La Presse, 1 février 2014
Caroline Rodgers
Jonas Kaufmann: prince des ténors
 
On dit de lui qu'il est actuellement le plus grand ténor. Doté d'une voix et d'un charisme exceptionnels, Jonas Kaufmann collectionne les prix et les éloges. Notre journaliste Caroline Rodgers s'est entretenue avec lui par courriel.
 
Trouvez-vous difficile de vous mettre dans la peau de différents personnages pour un concert d'airs d'opéra, sans le contexte de la mise en scène et des costumes?

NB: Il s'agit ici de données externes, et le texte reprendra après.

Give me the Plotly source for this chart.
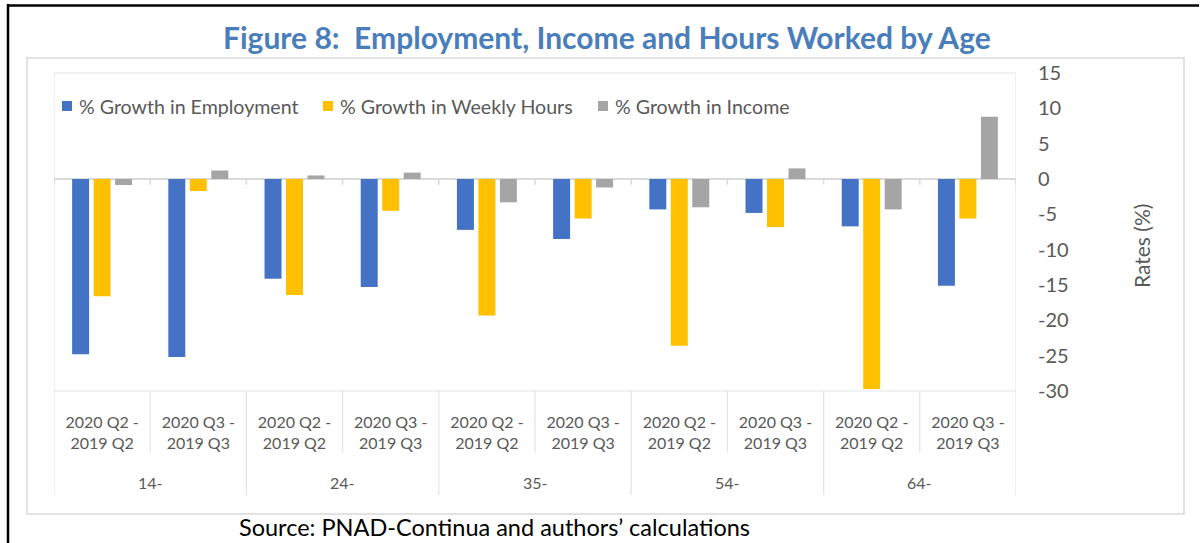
import plotly.graph_objects as go

# ---------------- data ----------------
ages = ["14-", "24-", "35-", "54-", "64-"]
periods = ["2020 Q2 -<br>2019 Q2", "2020 Q3 -<br>2019 Q3"]
series_names = ["% Growth in Employment", "% Growth in Weekly Hours", "% Growth in Income"]
employment = [-24.8, -25.2, -14.1, -15.3, -7.2, -8.5, -4.3, -4.8, -6.7, -15.1]
weekly_hours = [-16.6, -1.7, -16.4, -4.5, -19.3, -5.6, -23.6, -6.8, -29.7, -5.6]
income = [-0.85, 1.2, 0.5, 0.9, -3.3, -1.2, -4.0, 1.5, -4.3, 8.8]
y_ticks = [15, 10, 5, 0, -5, -10, -15, -20, -25, -30]
y_ticktext = ["15", "10", "5", "0", "-5", "-10", "-15", "-20", "-25", "-30"]

title_text = "Figure 8:  Employment, Income and Hours Worked by Age"
y_title = "Rates (%)"
source_text = "Source: PNAD-Continua and authors\u2019 calculations"

# ---------------- styling ----------------
colors = ["#4472C4", "#FFC000", "#A5A5A5"]
TXT = "#595959"
FONT = "Lato"

W, H = 1204, 543
ML, MR, MT, MB = 54, 188, 73, 152
PW, PH = W - ML - MR, H - MT - MB


def px(xp):
    return (xp - ML) / PW


def py(yp):
    return (H - MB - yp) / PH


cat_period = [p for a in ages for p in periods]
xpos = list(range(len(cat_period)))

fig = go.Figure()
for name, vals, col in zip(series_names, [employment, weekly_hours, income], colors):
    fig.add_trace(go.Bar(x=xpos, y=vals, name=name, marker=dict(color=col, line=dict(width=0)),
                         showlegend=False, hoverinfo="skip"))

shapes = []
ann = []

# outer black frame (picture border)
shapes.append(dict(type="line", xref="paper", yref="paper", x0=px(8), x1=px(8), y0=py(4), y1=py(545),
                   line=dict(color="black", width=2.5), layer="above"))
shapes.append(dict(type="line", xref="paper", yref="paper", x0=px(7), x1=px(1199), y0=py(5.5), y1=py(5.5),
                   line=dict(color="black", width=2.5), layer="above"))
# chart area frame
shapes.append(dict(type="rect", xref="paper", yref="paper", x0=px(27), x1=px(1184), y0=py(58), y1=py(514),
                   line=dict(color="#D9D9D9", width=1.5), layer="below"))
# plot area border (top/bottom) and label-table separators
GRID = "#E4E4E4"
shapes.append(dict(type="line", xref="x", yref="paper", x0=-0.5, x1=9.5, y0=1, y1=1,
                   line=dict(color=GRID, width=1.2)))
shapes.append(dict(type="line", xref="x", yref="paper", x0=-0.5, x1=9.5, y0=0, y1=0,
                   line=dict(color=GRID, width=1.2)))
n = len(xpos)
for k in range(n + 1):
    xb = k - 0.5
    if k % 2 == 0:
        top = 1 if k in (0, n) else 0
        shapes.append(dict(type="line", xref="x", yref="paper", x0=xb, x1=xb, y0=top, y1=py(495),
                           line=dict(color=GRID, width=1.2)))
    else:
        shapes.append(dict(type="line", xref="x", yref="paper", x0=xb, x1=xb, y0=0, y1=py(453),
                           line=dict(color=GRID, width=1.2)))
    # tick marks below zero line
    shapes.append(dict(type="line", xref="x", yref="y", x0=xb, x1=xb, y0=0, y1=-0.8,
                       line=dict(color="#D9D9D9", width=1.5)))

# group labels
for i, a in enumerate(ages):
    ann.append(dict(x=2 * i + 0.5, y=py(482), xref="x", yref="paper", text=a, showarrow=False,
                    font=dict(family=FONT, size=16, color=TXT), xanchor="center", yanchor="middle"))

# legend (manual)
leg_x = [62, 323, 598]
for name, col, lx in zip(series_names, colors, leg_x):
    shapes.append(dict(type="rect", xref="paper", yref="paper", x0=px(lx), x1=px(lx + 10),
                       y0=py(101), y1=py(111), fillcolor=col, line=dict(width=0)))
    ann.append(dict(x=px(lx + 15), y=py(106), xref="paper", yref="paper", text=name, showarrow=False,
                    font=dict(family=FONT, size=19.6, color=TXT), xanchor="left", yanchor="middle"))

# title
ann.append(dict(x=px(607), y=py(37), xref="paper", yref="paper", text="<b>" + title_text + "</b>",
                showarrow=False, font=dict(family=FONT, size=30, color="#4A7EBB"),
                xanchor="center", yanchor="middle"))
# y title
ann.append(dict(x=px(1141), y=py(246), xref="paper", yref="paper", text=y_title, showarrow=False,
                textangle=-90, font=dict(family=FONT, size=21, color=TXT),
                xanchor="center", yanchor="middle"))
# source
ann.append(dict(x=px(494), y=py(542.5), xref="paper", yref="paper", text=source_text, showarrow=False,
                font=dict(family=FONT, size=23.5, color="black"), xanchor="center", yanchor="bottom"))

fig.update_layout(
    width=W, height=H,
    margin=dict(l=ML, r=MR, t=MT, b=MB, pad=0),
    paper_bgcolor="white", plot_bgcolor="white",
    barmode="group", bargap=0.33, bargroupgap=0.21,
    shapes=shapes, annotations=ann,
    xaxis=dict(range=[-0.5, 9.5], tickvals=xpos, ticktext=cat_period, showgrid=False, zeroline=False,
               showline=False, ticks="", ticklabelstandoff=20,
               tickfont=dict(family=FONT, size=16, color=TXT), fixedrange=True),
    yaxis=dict(range=[-30, 15], tickvals=y_ticks, ticktext=y_ticktext, side="right", showgrid=False,
               zeroline=True, zerolinecolor="#D9D9D9", zerolinewidth=1.5, showline=False, ticks="",
               ticklabelstandoff=21, tickfont=dict(family=FONT, size=20, color=TXT), fixedrange=True),
)

fig.write_html("out.html", config={"displayModeBar": False},
               post_script="document.body.style.margin='0';")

Chanter des airs d'opéra en concert représente un défi particulier: on doit raconter plusieurs histoires différentes en peu de temps. Il est hors de question de ne présenter que les airs populaires. Il faut plutôt créer différents personnages et situations. Pour cela, on doit tout faire pour que les spectateurs entrent dans le drame qui se déroule. C'est un peu comme enregistrer un opéra sur disque: on doit aider l'auditeur à imaginer l'invisible.

Vous avez interprété nombre de grands personnages d'opéra: Cavaradossi, Werther, Parsifal. Y en a-t-il un dont vous vous sentez plus proche?

Chaque fois qu'on me demande quel est mon rôle préféré, je réponds la même chose: celui que je chante ce soir. Ce n'est pas une excuse, c'est bien vrai! Même chose pour les compositeurs et les oeuvres. Il y en a trop de magnifiques pour en choisir un seul, ou même pour faire un top 10!

Votre langue maternelle est l'allemand. Quels sont, pour vous, les défis de chanter dans d'autres langues?

Pour moi, le défi de chanter le répertoire français ou italien est de sonner le plus authentique possible et d'être capable de former chaque phrase aussi spontanément que si c'était ma langue maternelle.

Quels sont vos projets musicaux importants cette année?

Je tiens le rôle-titre dans la nouvelle production de Werther au Metropolitan Opera, puis je fais une tournée avec Winterreise et une autre tournée avec des lieder de Mahler. Je fais aussi mes débuts en Des Grieux dans la nouvelle production de Manon Lescaut à Covent Garden, et mes débuts australiens dans Andrea Chénier. (Anmerkung: Andrea Chenier ist nicht in Australien, es handelt sich hier lediglich um einen Übersetzungsfehler des schriftlich gegebenen Interviews)

Vous venez d'enregistrer le cycle Winterreise de Schubert avec Sony Classical. Que représente cette oeuvre pour vous, et comment l'approchez-vous?

Winterreise est une oeuvre majeure du répertoire classique. Pour moi, l'impact émotionnel de ce cycle de lieder est aussi fort que celui d'une tragédie grecque; il porte la même forme de catharsis. Quand Schubert l'a joué à ses amis pour la première fois, ils ont eu un choc. Aujourd'hui, avec toutes les horreurs auxquelles nous sommes confrontés, nous sommes moins sensibles que les gens de l'époque de Schubert. Néanmoins, la dureté de l'oeuvre est encore présente, même pour nous, chanteurs. Mon approche consiste à essayer de saisir tout son éventail expressif, de la phrase la plus intime à l'explosion émotionnelle.

Considérant que vous chantez déjà les plus grands rôles dans les meilleures maisons d'opéra du monde, vous reste-t-il des rêves à réaliser sur le plan professionnel?

En ce qui concerne les maisons d'opéra, j'aimerais chanter au Teatro Colón de Buenos Aires, qui a été louangé par tant de chanteurs pour son acoustique phénoménale. Pour ce qui est des rôles, il y en a trois au sommet de ma liste: Tannhäuser, Otello et Hoffmann.

Jonas Kaufmann et l'Orchestre Métropolitain, sous la direction de Jochen Rieder, devait se produire dimanche, 14h, salle Wilfrid-Pelletier, avant que le concert soit annulé.